What you need to do Chasing it by email or chat One shared project board
See overall status Ask each freelancer and wait for replies. Read the board in ten seconds.
Know who owns what Buried in old threads. One named owner per card.
Spot a slipping deadline Found out when it is missed. Due dates and milestones flag it early.
Onboard a new freelancer Forward a pile of messages. Add them to the project, context included.
Hand off between people Re-explain everything by hand. Move the card, history travels with it.

Tie the board to your milestones so a slip shows up against a checkpoint, not as a vague feeling that things are late. Reserve a review step too: a card is done when it has passed your quality check, not when the freelancer says so. That one column saves you from the "finished" where the work technically exists but cannot be used. Keep the board honest by revisiting scope as the project moves - a short status update when goals or timelines shift keeps everyone on the current plan.

Where to draw the line with your in-house team

Freelancers rarely work in isolation; their output usually plugs into work your employees are doing, which is its own coordination problem. The temptation is to keep them on a separate, simpler track so they do not get tangled in internal process. Resist it. Two parallel systems means two versions of the truth, and the seam between them is where deliverables get dropped.

Put freelancers and employees on the same board for the project they share, with roles clear enough that nobody is guessing who owns the handoff. The freelancer should see what they are blocked on and who is waiting on them; your team should see their progress without booking a call. Keep access separate - a freelancer needs the project they are on, not your whole workspace - but within that project, one shared view beats two siloed ones.
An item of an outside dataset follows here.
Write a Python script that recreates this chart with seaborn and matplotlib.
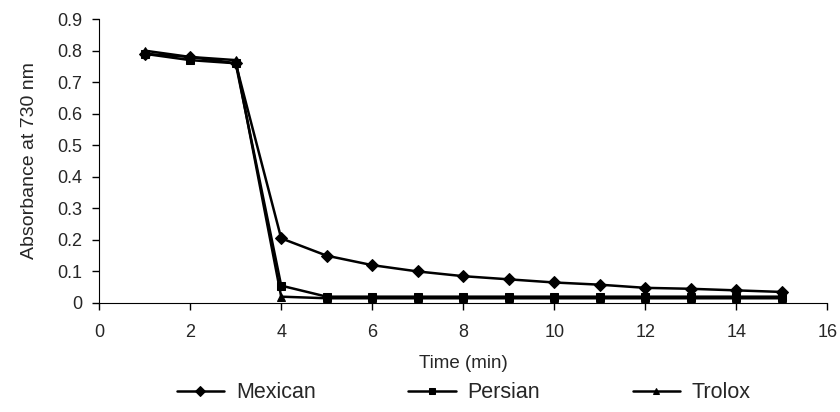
import matplotlib
matplotlib.use("Agg")
import matplotlib.pyplot as plt
import seaborn as sns
import pandas as pd

time = [1, 2, 3, 4, 5, 6, 7, 8, 9, 10, 11, 12, 13, 14, 15]
mexican = [0.79, 0.78, 0.76, 0.205, 0.15, 0.12, 0.10, 0.085, 0.075, 0.065, 0.058, 0.048, 0.045, 0.040, 0.035]
persian = [0.79, 0.77, 0.76, 0.055, 0.02, 0.02, 0.02, 0.02, 0.02, 0.02, 0.02, 0.02, 0.02, 0.02, 0.02]
trolox = [0.80, 0.78, 0.77, 0.02, 0.015, 0.015, 0.015, 0.015, 0.015, 0.015, 0.015, 0.015, 0.015, 0.015, 0.015]

df = pd.DataFrame({"Time": time * 3,
                   "Absorbance": mexican + persian + trolox,
                   "Sample": ["Mexican"] * 15 + ["Persian"] * 15 + ["Trolox"] * 15})

sns.set_style("ticks")
plt.rcParams["font.family"] = ["Liberation Sans", "DejaVu Sans"]

fig = plt.figure(figsize=(8.4, 4.12), dpi=100)
ax = fig.add_axes([0.118, 0.2646, 0.867, 0.689])

sns.lineplot(data=df, x="Time", y="Absorbance", hue="Sample", style="Sample",
             palette=["black"] * 3, markers=["D", "s", "^"], dashes=False,
             markersize=6, linewidth=1.8, markeredgecolor="black", ax=ax, legend=True)

ax.set_xlim(0, 16)
ax.set_ylim(0, 0.9)
ax.set_xticks(range(0, 17, 2))
ax.set_yticks([i / 10 for i in range(10)])
ax.set_yticklabels(["0"] + [f"{i/10:.1f}" for i in range(1, 10)])
ax.set_xlabel("Time (min)", fontsize=13.5, labelpad=10)
ax.set_ylabel("Absorbance at 730 nm", fontsize=14, labelpad=14)
ax.tick_params(labelsize=13, direction="out", length=5, color="black", width=1)
ax.tick_params(axis="x", pad=10)
ax.tick_params(axis="y", pad=7)
for s in ["left", "bottom"]:
    ax.spines[s].set_color("black")
sns.despine(ax=ax)

handles, labels = ax.get_legend_handles_labels()
for h in handles:
    h.set_markersize(5)
ax.legend(handles, labels, loc="center", bbox_to_anchor=(0.552, 0.047),
          bbox_transform=fig.transFigure, ncol=3, frameon=False,
          fontsize=15.5, columnspacing=4.3, handlelength=2.2, handletextpad=0.55)

fig.savefig("out.png", dpi=100)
This is also where building a relationship pays off. The freelancers worth keeping already understand your standards and context, so every future project is cheaper to run - half the onboarding is done. Recognizing good work, paying on time, and giving clear briefs are not just courtesies; they turn a one-off hire into someone you can hand a project in a sentence.

Quick decision points

Should I track a freelancer's hours or their output?
Output, almost always. Unless you are on a strict hourly contract, you are buying the deliverable, so track whether the named items are done and on time. Hours tell you how busy someone was, not whether the project moved.
How much should I communicate with a freelancer?
Enough to keep them in context, structured enough that they are not buried. A fixed check-in cadence plus one clear channel beats a constant stream of pings. The aim is shared understanding, not surveillance.
Do freelancers belong on the same board as my employees?
Yes, for the project they share. Scope their access to that project, but keep the work in one place. Parallel systems are where handoffs get lost.

The short version

Managing freelancers well is less about supervision and more about removing assumptions: write a scope tight enough to act on, onboard people into a single source of truth, communicate on a rhythm, and track deliverables on one shared board instead of chasing status across inboxes. Get those four right and a freelance team behaves much like an in-house one, minus the overhead.

For a concrete first step, take your next freelance project and put every deliverable on one board with an owner, a due date, and a review column before anyone starts. That single move fixes most of the failures this article describes, and it scales from one freelancer to a dozen.